TASK PROMPT
Select every line below containing the word "React".

STORED DATA
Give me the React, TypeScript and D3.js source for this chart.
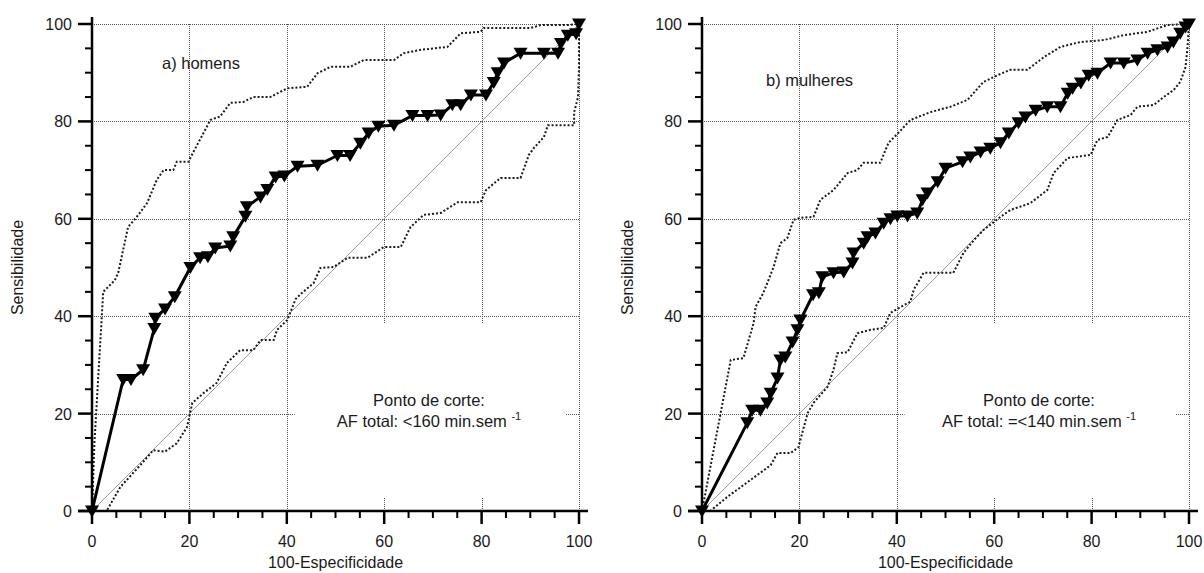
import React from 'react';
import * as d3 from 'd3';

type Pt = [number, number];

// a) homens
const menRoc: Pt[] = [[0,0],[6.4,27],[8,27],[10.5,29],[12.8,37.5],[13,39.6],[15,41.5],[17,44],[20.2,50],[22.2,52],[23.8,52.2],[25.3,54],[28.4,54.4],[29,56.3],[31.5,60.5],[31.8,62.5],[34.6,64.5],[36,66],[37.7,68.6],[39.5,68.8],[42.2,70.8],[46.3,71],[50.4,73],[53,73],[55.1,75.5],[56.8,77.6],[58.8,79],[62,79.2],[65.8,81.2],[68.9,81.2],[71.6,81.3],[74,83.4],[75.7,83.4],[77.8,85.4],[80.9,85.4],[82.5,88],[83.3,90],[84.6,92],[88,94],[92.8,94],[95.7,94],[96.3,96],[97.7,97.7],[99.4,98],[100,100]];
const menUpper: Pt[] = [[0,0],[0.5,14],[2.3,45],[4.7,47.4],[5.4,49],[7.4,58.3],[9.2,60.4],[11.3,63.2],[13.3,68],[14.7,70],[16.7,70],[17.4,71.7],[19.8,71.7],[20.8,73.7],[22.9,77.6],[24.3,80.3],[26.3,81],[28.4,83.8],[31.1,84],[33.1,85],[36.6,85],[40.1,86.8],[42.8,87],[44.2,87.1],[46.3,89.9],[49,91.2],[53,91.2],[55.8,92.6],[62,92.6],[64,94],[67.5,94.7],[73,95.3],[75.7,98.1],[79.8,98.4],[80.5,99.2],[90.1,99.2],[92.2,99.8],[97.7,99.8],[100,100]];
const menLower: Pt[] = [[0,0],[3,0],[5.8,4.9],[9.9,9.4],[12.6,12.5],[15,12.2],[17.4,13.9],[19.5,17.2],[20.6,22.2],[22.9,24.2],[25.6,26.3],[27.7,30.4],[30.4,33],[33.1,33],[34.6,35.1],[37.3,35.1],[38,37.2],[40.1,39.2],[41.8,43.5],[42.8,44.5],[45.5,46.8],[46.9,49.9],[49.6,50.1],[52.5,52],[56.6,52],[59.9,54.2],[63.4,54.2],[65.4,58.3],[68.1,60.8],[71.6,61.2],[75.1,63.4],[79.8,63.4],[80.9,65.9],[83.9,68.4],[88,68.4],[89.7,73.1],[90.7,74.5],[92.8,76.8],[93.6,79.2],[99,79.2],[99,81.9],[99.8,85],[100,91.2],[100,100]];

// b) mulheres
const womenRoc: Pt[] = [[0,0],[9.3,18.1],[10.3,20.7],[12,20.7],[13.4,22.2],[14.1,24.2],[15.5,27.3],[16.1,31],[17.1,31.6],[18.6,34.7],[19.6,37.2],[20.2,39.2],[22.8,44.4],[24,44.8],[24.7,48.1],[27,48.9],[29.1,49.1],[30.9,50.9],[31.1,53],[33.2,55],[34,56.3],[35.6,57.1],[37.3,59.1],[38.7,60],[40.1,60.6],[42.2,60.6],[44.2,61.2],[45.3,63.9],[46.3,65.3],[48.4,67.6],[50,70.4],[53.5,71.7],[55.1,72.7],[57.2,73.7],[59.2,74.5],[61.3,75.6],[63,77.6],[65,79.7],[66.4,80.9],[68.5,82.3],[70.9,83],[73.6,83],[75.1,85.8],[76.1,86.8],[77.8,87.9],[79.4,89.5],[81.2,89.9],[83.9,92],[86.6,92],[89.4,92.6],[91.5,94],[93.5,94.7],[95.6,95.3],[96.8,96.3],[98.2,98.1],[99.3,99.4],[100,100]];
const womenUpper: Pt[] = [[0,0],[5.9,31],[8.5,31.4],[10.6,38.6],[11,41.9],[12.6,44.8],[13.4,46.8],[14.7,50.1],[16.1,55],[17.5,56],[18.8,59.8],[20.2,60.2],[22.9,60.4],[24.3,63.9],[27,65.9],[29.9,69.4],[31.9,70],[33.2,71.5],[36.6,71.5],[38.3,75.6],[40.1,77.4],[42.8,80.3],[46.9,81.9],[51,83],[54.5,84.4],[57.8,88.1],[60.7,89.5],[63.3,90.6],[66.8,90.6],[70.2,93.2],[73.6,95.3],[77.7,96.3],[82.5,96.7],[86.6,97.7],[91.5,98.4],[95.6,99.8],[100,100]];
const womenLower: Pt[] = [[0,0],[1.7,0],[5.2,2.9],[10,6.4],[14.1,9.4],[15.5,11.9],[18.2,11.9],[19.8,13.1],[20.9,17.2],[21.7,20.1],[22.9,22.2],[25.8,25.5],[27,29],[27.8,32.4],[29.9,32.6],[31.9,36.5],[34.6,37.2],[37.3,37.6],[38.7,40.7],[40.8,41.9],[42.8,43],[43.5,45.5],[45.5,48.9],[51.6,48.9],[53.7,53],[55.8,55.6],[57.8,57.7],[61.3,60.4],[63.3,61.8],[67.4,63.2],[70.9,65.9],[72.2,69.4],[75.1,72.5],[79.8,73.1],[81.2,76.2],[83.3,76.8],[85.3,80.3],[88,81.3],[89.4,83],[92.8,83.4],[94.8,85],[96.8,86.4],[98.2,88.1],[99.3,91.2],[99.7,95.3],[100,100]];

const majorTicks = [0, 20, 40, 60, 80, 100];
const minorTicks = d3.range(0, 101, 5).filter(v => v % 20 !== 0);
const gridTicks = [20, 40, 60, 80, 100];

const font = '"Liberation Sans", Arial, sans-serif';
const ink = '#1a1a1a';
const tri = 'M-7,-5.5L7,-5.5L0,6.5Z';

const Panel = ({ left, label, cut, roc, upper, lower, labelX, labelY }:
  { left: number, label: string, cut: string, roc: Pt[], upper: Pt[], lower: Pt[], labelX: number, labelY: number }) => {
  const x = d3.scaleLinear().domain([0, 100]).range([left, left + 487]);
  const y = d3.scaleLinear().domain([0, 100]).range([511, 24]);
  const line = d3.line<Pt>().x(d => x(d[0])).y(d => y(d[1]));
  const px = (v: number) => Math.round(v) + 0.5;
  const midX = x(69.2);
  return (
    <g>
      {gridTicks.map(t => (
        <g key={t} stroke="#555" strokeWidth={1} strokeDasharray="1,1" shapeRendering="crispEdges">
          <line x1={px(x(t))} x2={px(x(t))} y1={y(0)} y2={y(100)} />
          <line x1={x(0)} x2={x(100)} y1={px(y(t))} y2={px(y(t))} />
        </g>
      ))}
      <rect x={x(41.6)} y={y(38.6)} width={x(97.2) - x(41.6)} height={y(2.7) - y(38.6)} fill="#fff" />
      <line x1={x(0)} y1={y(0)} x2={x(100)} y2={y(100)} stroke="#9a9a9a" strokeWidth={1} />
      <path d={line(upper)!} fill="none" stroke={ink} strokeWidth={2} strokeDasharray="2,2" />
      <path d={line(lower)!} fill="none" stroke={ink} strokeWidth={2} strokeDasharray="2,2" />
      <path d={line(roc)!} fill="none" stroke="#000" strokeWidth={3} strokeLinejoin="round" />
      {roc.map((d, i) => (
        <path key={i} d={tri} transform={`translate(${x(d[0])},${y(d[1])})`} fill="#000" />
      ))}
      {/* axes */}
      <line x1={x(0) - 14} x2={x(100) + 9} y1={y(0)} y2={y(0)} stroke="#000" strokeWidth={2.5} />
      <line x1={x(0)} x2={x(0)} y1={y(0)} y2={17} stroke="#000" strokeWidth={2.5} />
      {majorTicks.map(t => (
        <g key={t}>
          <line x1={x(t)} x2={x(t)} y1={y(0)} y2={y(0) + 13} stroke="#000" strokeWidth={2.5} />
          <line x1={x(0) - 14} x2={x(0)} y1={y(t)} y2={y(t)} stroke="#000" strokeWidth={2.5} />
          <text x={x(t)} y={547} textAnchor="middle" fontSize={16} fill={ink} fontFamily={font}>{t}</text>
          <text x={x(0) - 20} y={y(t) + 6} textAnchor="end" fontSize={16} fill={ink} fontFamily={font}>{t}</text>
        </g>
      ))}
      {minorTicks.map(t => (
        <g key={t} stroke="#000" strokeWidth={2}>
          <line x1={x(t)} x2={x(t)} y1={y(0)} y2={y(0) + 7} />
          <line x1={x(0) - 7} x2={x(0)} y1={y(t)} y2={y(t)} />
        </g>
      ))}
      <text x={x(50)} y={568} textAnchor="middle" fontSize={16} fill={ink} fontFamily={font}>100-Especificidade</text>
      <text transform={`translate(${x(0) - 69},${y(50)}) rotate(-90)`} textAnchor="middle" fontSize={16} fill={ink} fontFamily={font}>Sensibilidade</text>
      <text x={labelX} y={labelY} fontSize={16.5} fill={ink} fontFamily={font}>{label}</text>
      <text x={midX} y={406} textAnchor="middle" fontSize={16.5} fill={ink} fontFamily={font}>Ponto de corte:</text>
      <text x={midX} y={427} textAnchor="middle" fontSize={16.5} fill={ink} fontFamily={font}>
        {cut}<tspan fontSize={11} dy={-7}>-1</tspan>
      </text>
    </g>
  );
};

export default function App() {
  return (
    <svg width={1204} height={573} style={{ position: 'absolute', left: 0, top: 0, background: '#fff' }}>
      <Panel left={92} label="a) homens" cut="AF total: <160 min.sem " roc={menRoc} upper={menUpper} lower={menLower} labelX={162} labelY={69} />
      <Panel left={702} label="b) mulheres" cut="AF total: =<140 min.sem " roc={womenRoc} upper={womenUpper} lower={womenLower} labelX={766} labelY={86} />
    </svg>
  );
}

FINAL ANSWER
Give me the React, TypeScript and D3.js source for this chart.
import React from 'react';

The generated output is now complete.